• Task description
Pull out every line with the word "this" from the entries below.

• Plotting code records
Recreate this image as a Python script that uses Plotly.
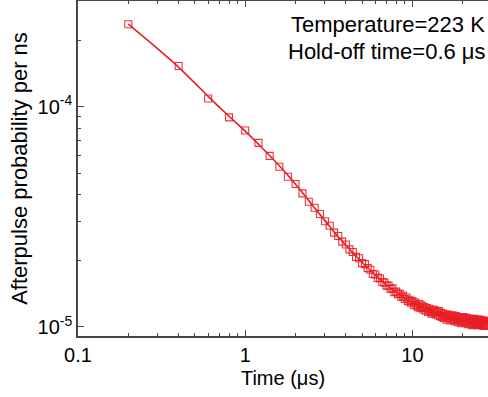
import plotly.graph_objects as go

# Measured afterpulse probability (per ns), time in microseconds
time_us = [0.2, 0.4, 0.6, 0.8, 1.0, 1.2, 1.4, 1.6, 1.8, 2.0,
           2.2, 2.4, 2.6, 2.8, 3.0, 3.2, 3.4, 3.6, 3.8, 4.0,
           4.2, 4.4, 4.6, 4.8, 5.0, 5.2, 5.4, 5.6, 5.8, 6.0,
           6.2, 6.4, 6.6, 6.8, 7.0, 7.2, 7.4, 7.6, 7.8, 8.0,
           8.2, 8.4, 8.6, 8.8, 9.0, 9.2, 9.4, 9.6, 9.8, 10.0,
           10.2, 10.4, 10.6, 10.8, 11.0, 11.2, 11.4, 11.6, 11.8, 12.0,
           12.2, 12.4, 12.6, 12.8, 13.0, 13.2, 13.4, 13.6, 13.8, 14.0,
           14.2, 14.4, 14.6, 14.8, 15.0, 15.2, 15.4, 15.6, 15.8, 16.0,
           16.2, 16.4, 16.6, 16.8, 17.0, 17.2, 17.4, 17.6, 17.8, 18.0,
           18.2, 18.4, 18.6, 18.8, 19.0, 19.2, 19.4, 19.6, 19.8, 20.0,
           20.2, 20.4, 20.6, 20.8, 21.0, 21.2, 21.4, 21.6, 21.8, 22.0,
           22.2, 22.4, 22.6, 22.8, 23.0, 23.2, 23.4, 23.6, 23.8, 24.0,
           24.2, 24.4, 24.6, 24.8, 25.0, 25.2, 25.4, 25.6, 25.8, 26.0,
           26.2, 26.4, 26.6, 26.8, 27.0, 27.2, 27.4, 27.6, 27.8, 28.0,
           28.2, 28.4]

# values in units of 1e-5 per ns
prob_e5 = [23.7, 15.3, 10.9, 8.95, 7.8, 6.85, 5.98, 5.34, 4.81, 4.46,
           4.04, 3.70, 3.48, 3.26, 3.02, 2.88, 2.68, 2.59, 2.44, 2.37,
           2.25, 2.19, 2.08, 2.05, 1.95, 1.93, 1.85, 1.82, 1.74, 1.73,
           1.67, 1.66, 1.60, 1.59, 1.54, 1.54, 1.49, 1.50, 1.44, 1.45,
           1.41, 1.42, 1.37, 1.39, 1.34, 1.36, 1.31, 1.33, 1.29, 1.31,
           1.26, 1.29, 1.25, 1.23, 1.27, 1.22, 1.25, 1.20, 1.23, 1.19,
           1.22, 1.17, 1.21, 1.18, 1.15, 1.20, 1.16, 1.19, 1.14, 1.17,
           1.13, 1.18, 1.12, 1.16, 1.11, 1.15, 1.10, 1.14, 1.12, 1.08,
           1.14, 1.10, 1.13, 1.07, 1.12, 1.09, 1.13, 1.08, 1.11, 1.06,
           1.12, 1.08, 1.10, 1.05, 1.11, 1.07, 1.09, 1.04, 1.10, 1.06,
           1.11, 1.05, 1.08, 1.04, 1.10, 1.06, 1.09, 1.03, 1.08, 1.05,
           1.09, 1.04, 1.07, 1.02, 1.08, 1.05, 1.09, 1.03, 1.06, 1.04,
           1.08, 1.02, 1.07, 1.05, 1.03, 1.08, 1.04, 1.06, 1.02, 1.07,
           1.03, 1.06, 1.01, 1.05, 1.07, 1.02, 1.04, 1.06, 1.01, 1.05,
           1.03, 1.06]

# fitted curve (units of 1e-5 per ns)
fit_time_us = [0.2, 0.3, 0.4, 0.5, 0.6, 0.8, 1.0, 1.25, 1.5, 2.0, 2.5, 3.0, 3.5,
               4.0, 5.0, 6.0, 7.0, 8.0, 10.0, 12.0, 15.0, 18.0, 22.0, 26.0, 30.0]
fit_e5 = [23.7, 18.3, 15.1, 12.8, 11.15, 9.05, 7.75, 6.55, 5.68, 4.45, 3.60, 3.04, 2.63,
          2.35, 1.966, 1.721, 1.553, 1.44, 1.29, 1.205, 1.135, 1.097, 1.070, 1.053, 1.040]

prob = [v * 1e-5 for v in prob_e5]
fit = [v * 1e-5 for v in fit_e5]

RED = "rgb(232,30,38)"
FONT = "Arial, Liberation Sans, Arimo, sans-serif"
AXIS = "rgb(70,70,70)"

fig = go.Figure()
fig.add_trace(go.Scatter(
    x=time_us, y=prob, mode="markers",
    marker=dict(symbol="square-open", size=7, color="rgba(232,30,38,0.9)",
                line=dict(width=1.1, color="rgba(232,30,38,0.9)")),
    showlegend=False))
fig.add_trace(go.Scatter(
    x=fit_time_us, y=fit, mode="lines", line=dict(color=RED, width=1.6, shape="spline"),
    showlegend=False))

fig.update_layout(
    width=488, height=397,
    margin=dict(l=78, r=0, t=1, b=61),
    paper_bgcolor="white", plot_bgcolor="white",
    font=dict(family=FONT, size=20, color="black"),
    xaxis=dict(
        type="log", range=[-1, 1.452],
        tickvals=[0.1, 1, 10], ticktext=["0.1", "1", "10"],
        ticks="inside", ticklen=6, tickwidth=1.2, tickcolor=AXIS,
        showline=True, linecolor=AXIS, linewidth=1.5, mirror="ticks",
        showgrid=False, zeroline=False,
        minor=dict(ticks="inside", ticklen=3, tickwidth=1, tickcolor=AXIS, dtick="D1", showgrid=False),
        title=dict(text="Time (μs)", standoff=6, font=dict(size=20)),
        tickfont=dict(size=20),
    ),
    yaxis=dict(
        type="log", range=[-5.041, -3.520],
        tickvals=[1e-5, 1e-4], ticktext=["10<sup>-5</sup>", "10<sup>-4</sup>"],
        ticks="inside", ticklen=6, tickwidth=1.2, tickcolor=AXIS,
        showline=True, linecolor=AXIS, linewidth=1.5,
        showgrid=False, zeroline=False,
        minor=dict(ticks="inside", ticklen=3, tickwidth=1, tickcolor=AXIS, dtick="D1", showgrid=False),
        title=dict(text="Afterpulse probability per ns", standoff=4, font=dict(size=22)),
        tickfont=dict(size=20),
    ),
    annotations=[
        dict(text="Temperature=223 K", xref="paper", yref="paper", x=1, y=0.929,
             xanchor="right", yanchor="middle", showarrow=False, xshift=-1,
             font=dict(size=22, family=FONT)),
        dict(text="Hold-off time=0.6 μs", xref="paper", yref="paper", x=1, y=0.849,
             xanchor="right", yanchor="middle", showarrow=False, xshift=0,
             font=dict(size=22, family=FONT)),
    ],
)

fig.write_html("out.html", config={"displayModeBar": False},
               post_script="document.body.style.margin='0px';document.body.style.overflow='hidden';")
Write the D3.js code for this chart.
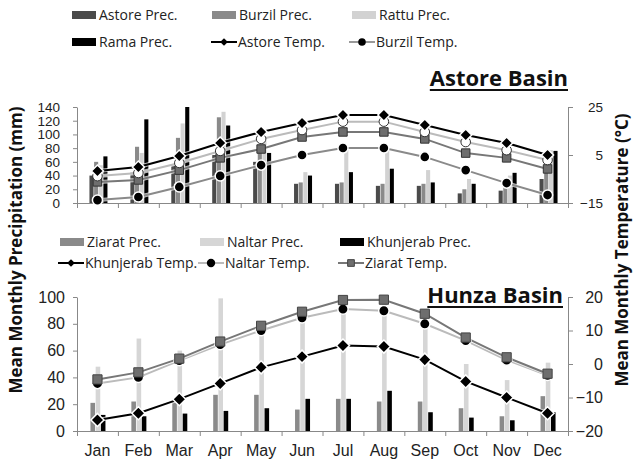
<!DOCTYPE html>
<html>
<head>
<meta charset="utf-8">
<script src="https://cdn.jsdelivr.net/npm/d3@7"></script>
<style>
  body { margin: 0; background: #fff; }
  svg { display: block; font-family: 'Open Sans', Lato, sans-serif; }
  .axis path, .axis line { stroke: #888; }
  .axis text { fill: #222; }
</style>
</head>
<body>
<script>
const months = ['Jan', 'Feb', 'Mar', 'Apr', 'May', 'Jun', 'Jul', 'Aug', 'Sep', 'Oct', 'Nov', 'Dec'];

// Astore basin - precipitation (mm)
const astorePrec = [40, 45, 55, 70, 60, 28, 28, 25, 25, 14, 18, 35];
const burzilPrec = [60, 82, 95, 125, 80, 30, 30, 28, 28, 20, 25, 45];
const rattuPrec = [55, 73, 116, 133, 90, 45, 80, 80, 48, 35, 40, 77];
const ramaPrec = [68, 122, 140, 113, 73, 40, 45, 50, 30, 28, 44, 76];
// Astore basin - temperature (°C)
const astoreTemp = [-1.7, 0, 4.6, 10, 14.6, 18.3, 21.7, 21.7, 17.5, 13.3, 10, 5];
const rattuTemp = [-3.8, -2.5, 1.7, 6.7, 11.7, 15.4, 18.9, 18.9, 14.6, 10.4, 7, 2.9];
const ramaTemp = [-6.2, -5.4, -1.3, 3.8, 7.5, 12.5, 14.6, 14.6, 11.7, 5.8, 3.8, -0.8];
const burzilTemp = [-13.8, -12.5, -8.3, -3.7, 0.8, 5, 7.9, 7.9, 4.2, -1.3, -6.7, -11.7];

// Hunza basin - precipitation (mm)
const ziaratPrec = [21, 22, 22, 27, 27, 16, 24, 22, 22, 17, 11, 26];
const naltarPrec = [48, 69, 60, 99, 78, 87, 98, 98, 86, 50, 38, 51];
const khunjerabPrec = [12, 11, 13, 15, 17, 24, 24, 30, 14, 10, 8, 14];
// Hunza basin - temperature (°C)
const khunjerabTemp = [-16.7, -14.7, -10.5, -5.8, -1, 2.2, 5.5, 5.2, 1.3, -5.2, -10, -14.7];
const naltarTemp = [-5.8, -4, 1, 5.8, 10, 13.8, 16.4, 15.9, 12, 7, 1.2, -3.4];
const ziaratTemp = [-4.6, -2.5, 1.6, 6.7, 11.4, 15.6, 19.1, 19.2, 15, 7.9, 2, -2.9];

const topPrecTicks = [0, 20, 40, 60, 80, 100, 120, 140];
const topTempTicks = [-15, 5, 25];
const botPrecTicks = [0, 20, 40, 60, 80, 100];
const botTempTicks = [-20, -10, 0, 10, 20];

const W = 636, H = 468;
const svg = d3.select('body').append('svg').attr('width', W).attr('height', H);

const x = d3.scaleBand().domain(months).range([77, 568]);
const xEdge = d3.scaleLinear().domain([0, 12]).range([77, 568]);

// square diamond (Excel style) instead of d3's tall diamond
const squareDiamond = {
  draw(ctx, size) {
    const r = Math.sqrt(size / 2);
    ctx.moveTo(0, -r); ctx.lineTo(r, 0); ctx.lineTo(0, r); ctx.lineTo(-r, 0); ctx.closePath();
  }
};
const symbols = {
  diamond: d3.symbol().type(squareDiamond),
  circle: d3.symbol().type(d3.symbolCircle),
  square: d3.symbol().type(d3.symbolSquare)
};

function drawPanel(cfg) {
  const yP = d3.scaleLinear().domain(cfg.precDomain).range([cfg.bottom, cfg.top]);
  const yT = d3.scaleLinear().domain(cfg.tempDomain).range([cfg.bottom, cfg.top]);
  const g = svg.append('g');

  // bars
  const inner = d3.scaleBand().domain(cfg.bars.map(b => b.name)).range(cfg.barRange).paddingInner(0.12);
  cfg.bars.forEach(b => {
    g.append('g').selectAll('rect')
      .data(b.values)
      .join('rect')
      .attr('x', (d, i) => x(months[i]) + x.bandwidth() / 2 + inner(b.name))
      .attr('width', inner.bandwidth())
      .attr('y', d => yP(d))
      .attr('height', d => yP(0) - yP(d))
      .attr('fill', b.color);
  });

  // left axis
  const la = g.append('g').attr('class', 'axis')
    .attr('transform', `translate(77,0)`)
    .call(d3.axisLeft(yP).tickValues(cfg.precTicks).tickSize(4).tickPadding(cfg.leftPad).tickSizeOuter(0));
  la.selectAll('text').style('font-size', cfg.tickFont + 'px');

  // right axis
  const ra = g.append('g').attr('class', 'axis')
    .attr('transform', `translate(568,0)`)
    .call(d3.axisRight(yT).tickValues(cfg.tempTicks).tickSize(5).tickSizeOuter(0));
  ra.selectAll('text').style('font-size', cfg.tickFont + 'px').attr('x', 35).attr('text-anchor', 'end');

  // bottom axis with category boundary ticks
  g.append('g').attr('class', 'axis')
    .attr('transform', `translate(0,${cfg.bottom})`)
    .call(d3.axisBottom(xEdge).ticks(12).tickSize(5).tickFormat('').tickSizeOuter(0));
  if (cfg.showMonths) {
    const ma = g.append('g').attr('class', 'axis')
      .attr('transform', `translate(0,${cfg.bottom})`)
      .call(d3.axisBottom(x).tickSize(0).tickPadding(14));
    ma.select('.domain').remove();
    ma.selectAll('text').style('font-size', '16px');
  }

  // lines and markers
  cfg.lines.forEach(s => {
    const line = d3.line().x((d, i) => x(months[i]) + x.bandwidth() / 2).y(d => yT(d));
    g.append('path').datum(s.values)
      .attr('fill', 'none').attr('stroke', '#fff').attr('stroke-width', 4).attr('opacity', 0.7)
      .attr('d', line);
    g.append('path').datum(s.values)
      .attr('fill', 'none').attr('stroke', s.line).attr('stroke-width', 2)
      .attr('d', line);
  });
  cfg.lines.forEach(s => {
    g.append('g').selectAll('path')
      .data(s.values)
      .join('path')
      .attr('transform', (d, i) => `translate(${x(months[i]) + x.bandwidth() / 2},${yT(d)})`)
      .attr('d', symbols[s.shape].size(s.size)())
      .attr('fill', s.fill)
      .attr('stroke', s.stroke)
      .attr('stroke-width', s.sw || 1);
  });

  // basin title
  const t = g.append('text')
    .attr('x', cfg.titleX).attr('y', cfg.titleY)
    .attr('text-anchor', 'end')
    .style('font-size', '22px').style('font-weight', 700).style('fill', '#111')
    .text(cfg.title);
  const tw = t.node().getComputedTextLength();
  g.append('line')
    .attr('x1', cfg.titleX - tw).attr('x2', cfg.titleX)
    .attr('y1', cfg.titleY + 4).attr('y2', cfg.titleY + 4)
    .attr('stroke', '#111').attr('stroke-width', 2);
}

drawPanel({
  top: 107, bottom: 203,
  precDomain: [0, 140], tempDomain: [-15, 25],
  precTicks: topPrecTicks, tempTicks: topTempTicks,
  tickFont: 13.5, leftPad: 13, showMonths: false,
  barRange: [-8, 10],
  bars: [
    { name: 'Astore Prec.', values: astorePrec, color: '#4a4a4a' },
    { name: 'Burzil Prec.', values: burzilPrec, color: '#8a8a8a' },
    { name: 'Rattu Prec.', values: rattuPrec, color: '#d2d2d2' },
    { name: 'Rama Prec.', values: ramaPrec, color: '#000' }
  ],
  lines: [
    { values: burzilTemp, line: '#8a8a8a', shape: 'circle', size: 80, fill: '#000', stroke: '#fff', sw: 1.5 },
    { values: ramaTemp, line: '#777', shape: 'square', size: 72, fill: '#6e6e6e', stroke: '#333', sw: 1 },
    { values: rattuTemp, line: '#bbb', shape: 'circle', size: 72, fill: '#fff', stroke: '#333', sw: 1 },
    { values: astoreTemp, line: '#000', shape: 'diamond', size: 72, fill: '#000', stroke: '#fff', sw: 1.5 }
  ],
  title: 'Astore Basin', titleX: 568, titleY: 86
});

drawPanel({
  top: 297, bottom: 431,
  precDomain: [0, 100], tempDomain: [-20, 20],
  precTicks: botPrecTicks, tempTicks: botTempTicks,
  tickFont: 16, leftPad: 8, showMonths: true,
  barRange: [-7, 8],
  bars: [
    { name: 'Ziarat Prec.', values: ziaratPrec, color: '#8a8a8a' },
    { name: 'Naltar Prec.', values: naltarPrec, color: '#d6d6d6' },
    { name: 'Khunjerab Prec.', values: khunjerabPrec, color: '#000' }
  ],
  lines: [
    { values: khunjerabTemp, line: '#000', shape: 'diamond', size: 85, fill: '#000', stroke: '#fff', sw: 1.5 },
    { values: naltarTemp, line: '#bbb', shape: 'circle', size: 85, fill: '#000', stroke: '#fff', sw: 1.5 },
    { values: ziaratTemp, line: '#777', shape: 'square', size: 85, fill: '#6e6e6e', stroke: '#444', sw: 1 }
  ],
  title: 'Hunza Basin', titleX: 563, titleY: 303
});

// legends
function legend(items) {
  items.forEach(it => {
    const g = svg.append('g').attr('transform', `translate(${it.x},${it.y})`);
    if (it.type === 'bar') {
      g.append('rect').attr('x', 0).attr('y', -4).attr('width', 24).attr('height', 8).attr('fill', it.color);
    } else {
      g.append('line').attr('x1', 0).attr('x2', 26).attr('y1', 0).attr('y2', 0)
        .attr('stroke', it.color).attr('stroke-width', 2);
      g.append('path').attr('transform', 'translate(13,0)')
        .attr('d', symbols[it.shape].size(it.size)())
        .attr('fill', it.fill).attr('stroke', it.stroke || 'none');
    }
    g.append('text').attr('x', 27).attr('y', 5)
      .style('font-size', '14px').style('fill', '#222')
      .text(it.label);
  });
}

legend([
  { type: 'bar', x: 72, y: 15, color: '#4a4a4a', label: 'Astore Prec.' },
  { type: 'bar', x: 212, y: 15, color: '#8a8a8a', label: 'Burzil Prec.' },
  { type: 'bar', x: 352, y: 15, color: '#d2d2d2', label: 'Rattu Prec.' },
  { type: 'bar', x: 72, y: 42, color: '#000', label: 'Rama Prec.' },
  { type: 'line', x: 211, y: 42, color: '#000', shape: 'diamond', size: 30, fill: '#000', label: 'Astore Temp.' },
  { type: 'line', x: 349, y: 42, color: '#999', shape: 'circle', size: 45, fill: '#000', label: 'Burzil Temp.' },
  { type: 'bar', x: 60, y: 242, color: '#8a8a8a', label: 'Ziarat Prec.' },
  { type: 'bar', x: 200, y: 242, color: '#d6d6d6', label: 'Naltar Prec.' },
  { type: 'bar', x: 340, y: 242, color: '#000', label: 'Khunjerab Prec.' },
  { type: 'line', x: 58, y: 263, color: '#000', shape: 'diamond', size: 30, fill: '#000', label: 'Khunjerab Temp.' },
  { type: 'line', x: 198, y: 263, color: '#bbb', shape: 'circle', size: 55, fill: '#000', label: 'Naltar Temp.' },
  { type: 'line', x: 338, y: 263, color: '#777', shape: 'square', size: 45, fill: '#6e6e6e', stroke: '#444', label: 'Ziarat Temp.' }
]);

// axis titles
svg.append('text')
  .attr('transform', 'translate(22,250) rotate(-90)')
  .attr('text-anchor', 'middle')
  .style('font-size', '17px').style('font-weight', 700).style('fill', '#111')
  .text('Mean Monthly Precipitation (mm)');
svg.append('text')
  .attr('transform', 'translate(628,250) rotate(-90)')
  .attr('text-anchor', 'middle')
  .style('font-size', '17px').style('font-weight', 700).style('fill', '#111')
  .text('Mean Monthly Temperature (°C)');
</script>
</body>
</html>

• Task solution
Recreate this image as a Python script that uses Plotly.
Write the D3.js code for this chart.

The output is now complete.